## BEGIN Data provided

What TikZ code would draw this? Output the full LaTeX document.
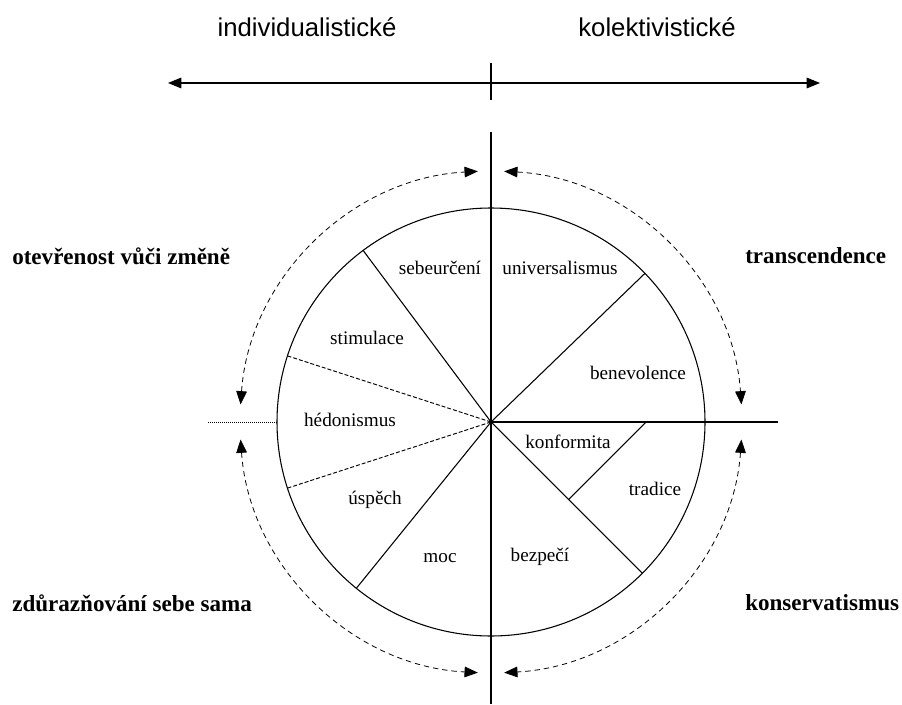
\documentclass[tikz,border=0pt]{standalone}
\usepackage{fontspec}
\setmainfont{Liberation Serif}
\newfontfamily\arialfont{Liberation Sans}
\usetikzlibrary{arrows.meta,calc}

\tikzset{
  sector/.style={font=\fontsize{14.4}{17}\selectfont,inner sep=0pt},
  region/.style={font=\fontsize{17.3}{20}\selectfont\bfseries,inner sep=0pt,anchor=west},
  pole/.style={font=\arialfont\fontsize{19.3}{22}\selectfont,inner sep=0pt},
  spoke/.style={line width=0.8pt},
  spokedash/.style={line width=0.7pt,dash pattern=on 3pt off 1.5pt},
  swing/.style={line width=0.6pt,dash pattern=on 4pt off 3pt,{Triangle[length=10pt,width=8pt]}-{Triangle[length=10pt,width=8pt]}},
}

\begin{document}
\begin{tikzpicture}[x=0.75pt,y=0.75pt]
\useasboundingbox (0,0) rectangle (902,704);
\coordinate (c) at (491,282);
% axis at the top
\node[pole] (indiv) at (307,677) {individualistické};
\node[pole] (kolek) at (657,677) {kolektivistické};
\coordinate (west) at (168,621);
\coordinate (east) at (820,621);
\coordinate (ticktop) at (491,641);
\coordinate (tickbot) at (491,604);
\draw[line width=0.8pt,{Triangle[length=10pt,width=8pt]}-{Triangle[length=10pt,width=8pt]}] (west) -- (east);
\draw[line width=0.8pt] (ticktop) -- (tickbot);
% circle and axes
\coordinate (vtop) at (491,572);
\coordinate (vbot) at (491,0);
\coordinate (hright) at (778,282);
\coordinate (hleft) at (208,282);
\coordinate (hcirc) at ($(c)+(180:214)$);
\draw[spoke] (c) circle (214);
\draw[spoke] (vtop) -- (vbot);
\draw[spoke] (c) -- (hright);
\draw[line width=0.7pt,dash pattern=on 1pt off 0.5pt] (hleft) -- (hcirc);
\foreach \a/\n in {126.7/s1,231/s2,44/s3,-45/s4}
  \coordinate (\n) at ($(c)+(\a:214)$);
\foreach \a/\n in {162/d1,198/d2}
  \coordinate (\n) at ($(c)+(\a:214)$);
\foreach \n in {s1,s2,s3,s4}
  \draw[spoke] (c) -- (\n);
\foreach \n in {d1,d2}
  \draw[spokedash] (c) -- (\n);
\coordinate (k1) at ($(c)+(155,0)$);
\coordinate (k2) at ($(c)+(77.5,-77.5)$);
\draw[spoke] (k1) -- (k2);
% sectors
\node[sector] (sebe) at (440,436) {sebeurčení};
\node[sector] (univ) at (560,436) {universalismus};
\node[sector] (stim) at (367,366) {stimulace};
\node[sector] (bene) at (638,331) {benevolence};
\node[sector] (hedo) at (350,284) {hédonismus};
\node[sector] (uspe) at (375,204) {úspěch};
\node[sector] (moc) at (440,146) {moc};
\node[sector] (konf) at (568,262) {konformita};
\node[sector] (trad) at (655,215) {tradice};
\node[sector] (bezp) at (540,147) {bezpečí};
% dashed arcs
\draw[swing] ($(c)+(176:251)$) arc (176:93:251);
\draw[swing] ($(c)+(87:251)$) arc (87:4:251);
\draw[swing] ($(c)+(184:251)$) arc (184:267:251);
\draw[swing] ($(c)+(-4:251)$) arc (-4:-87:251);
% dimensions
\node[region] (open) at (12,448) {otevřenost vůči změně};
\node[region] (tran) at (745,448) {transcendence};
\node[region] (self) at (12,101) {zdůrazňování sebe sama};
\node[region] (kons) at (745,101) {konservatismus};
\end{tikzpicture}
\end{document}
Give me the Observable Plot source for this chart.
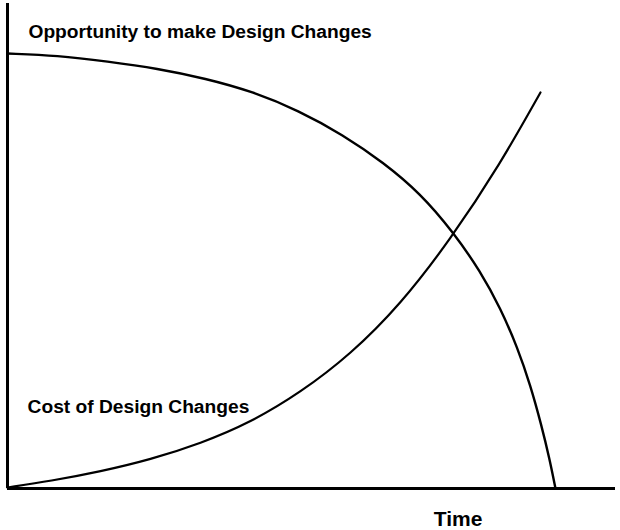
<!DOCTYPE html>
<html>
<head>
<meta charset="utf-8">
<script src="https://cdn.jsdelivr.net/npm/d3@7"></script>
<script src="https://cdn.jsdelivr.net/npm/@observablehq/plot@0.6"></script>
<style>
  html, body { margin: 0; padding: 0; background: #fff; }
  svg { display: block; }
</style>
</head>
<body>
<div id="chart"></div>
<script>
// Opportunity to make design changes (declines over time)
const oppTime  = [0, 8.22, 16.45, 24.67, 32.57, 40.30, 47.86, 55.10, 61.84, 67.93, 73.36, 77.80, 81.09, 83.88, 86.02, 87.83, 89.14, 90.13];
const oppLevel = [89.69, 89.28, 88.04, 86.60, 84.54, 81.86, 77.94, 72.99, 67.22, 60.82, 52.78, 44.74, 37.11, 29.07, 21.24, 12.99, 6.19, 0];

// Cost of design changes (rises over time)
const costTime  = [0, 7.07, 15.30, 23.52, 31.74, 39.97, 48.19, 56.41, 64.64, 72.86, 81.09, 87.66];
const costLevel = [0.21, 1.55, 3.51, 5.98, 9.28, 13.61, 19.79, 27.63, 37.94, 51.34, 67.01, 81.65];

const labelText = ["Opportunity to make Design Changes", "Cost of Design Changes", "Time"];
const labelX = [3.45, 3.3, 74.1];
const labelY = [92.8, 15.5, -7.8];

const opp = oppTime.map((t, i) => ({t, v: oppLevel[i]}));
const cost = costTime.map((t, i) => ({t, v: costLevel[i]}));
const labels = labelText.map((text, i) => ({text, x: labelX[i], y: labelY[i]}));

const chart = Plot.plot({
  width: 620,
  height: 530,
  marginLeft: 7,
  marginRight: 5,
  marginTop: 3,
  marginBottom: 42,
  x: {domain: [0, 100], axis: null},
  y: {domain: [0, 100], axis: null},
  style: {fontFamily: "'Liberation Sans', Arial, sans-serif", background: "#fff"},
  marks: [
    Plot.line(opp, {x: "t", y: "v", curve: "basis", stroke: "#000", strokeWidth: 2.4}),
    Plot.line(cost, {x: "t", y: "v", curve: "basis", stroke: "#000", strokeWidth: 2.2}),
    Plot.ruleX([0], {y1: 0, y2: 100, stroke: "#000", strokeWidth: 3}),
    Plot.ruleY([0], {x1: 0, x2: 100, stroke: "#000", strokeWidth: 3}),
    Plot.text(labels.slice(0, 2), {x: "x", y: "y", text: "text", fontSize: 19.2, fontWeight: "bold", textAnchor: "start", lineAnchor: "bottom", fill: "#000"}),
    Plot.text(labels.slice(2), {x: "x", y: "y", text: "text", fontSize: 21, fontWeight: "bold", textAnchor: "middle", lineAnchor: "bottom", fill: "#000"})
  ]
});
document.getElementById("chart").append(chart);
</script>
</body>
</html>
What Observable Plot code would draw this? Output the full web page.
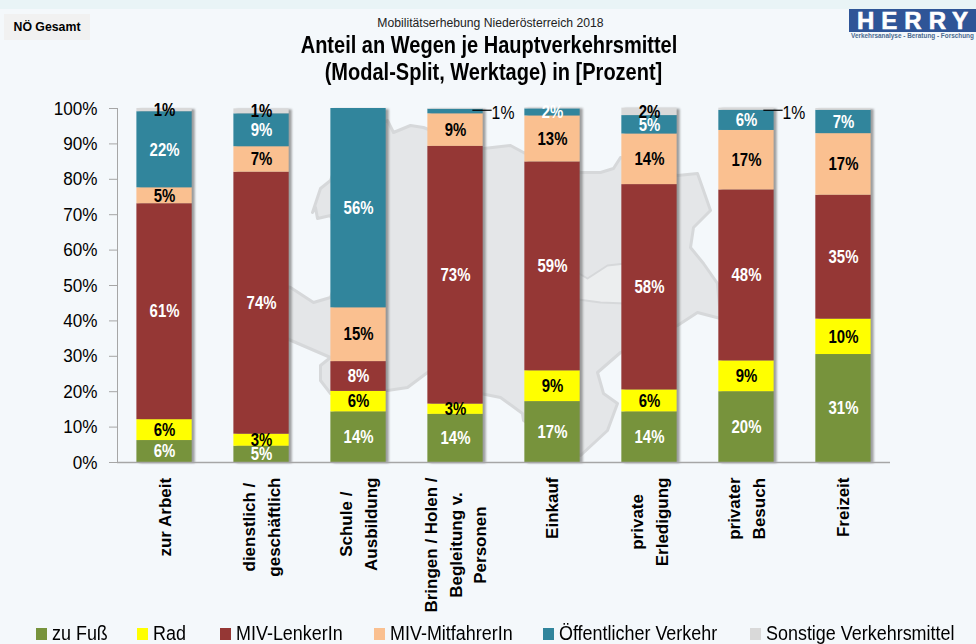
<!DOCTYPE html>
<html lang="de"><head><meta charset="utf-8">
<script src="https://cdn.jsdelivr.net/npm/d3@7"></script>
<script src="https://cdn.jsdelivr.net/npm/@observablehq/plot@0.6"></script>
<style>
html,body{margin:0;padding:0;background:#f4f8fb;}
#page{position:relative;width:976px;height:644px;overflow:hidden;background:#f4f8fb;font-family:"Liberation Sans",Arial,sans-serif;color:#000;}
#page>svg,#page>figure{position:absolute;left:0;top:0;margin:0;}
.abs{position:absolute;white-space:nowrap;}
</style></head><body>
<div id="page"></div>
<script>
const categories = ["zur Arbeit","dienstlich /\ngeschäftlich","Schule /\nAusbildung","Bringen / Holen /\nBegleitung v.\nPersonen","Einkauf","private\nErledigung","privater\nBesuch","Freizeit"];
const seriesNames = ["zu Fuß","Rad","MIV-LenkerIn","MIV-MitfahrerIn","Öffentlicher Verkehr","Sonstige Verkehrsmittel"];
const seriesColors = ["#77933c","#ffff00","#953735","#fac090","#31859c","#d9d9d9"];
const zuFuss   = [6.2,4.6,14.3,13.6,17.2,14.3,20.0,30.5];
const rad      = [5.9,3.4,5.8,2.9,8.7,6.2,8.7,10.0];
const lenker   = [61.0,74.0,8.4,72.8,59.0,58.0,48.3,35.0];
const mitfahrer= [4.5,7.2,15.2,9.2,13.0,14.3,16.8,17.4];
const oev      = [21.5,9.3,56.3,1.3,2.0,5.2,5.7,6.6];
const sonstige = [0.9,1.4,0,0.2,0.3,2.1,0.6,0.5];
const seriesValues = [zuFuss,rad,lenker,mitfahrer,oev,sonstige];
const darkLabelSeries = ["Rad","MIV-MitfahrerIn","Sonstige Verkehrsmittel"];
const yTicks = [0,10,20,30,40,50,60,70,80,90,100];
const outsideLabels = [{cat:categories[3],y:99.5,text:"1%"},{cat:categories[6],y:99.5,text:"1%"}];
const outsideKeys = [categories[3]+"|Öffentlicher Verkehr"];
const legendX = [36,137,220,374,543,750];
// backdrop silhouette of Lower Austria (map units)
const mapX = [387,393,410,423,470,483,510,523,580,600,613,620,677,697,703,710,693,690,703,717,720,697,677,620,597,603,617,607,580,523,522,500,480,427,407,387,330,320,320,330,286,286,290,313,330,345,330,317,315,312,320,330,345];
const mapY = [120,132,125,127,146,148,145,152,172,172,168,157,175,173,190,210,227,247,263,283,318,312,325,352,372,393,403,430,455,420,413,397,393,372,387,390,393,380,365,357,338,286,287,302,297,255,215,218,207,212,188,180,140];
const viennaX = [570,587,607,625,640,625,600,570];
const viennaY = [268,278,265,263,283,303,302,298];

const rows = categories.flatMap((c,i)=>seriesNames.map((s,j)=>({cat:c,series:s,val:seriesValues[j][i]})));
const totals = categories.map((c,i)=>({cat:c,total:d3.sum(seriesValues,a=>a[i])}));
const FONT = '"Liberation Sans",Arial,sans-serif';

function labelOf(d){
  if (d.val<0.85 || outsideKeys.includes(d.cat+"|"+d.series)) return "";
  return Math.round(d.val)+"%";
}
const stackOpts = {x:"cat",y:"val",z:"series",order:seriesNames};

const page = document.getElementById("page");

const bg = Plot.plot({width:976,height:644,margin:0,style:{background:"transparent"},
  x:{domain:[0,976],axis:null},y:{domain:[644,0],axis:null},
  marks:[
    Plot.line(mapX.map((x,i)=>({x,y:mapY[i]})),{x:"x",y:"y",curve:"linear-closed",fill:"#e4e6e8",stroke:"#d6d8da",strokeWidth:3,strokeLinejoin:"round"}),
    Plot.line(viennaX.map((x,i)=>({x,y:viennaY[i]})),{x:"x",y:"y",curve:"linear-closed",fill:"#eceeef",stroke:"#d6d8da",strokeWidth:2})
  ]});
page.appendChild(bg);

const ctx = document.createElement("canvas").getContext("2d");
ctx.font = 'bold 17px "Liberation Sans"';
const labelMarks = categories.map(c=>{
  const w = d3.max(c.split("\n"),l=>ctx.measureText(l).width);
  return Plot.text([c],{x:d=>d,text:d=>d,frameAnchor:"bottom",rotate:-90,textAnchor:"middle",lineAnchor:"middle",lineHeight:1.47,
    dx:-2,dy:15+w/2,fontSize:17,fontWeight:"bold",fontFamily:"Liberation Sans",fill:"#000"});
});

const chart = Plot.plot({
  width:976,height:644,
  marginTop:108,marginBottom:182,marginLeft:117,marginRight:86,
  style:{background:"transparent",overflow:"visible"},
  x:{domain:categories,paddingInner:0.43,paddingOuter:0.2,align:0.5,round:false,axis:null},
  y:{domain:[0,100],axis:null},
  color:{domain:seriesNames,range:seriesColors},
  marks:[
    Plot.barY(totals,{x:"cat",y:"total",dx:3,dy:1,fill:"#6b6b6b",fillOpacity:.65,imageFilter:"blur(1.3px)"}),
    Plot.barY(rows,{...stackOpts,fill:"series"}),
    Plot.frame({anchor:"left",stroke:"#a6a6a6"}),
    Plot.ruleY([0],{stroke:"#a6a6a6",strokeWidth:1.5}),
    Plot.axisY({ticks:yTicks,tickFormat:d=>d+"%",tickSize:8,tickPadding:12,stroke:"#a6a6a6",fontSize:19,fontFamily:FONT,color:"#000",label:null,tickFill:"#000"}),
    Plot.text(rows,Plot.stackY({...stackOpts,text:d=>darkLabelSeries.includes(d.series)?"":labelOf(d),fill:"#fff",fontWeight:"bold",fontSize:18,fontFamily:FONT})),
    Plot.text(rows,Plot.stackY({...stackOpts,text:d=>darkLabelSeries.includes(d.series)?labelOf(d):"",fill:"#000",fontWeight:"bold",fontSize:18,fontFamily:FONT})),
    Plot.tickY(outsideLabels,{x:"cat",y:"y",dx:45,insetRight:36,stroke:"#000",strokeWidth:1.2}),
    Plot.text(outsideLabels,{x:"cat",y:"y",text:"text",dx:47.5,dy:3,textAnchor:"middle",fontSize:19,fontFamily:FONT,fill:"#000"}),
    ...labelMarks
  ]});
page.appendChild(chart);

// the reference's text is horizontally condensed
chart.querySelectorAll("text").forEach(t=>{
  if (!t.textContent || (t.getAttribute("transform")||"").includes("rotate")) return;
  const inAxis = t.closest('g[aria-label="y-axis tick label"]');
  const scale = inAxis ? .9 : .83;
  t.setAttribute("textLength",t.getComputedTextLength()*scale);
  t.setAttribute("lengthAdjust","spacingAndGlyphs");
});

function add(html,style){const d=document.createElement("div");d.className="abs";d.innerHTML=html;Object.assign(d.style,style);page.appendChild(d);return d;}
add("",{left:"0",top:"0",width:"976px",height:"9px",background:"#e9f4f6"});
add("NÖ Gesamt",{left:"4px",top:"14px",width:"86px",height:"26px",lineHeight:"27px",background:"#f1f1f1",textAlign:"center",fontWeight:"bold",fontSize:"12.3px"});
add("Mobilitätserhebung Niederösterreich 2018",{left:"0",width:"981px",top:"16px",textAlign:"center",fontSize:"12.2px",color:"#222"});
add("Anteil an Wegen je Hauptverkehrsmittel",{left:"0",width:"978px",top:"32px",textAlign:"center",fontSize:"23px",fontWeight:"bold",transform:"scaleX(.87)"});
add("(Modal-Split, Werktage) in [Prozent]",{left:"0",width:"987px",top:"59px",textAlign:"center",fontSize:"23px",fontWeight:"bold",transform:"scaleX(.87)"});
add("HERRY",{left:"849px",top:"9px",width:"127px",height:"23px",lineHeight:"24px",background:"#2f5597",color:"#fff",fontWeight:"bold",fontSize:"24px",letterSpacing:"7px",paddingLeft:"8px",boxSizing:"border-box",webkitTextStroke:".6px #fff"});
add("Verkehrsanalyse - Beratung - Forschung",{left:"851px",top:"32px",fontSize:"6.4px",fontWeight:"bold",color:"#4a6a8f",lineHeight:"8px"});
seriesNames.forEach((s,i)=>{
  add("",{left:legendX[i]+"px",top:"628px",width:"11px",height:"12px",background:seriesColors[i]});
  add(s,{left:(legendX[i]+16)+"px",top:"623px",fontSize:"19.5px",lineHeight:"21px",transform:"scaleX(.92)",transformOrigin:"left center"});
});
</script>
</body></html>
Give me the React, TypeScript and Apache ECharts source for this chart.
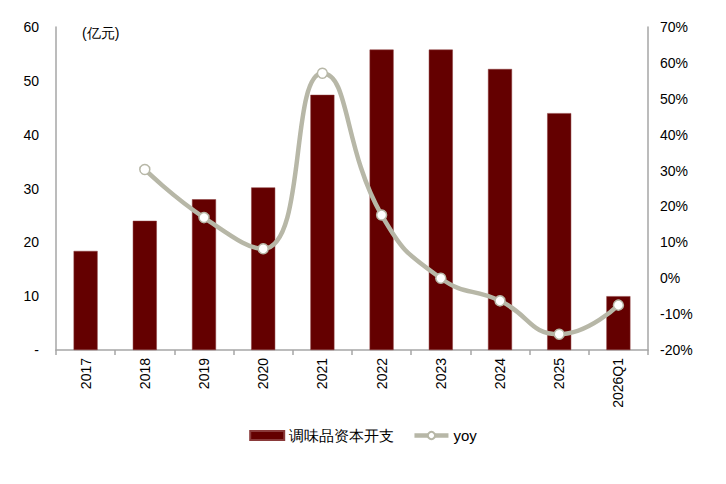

## END Data provided

**What this task involves**: Reproduce exactly the section that begins with the line containing "Give me the Observable" and ends with the line containing "const labels = labelText.map((text, i)". Both boundary lines belong in the copy, but pictures do not.

**Response for this exercise**:
Give me the Observable Plot source for this chart.
<!DOCTYPE html>
<html>
<head>
<meta charset="utf-8">
<script src="https://cdn.jsdelivr.net/npm/d3@7"></script>
<script src="https://cdn.jsdelivr.net/npm/@observablehq/plot@0.6"></script>
<style>
  html, body { margin: 0; padding: 0; background: #fff; }
  svg { display: block; }
</style>
</head>
<body>
<div id="chart"></div>
<script>
// Opportunity to make design changes (declines over time)
const oppTime  = [0, 8.22, 16.45, 24.67, 32.57, 40.30, 47.86, 55.10, 61.84, 67.93, 73.36, 77.80, 81.09, 83.88, 86.02, 87.83, 89.14, 90.13];
const oppLevel = [89.69, 89.28, 88.04, 86.60, 84.54, 81.86, 77.94, 72.99, 67.22, 60.82, 52.78, 44.74, 37.11, 29.07, 21.24, 12.99, 6.19, 0];

// Cost of design changes (rises over time)
const costTime  = [0, 7.07, 15.30, 23.52, 31.74, 39.97, 48.19, 56.41, 64.64, 72.86, 81.09, 87.66];
const costLevel = [0.21, 1.55, 3.51, 5.98, 9.28, 13.61, 19.79, 27.63, 37.94, 51.34, 67.01, 81.65];

const labelText = ["Opportunity to make Design Changes", "Cost of Design Changes", "Time"];
const labelX = [3.45, 3.3, 74.1];
const labelY = [92.8, 15.5, -7.8];

const opp = oppTime.map((t, i) => ({t, v: oppLevel[i]}));
const cost = costTime.map((t, i) => ({t, v: costLevel[i]}));
const labels = labelText.map((text, i) => ({text, x: labelX[i], y: labelY[i]}));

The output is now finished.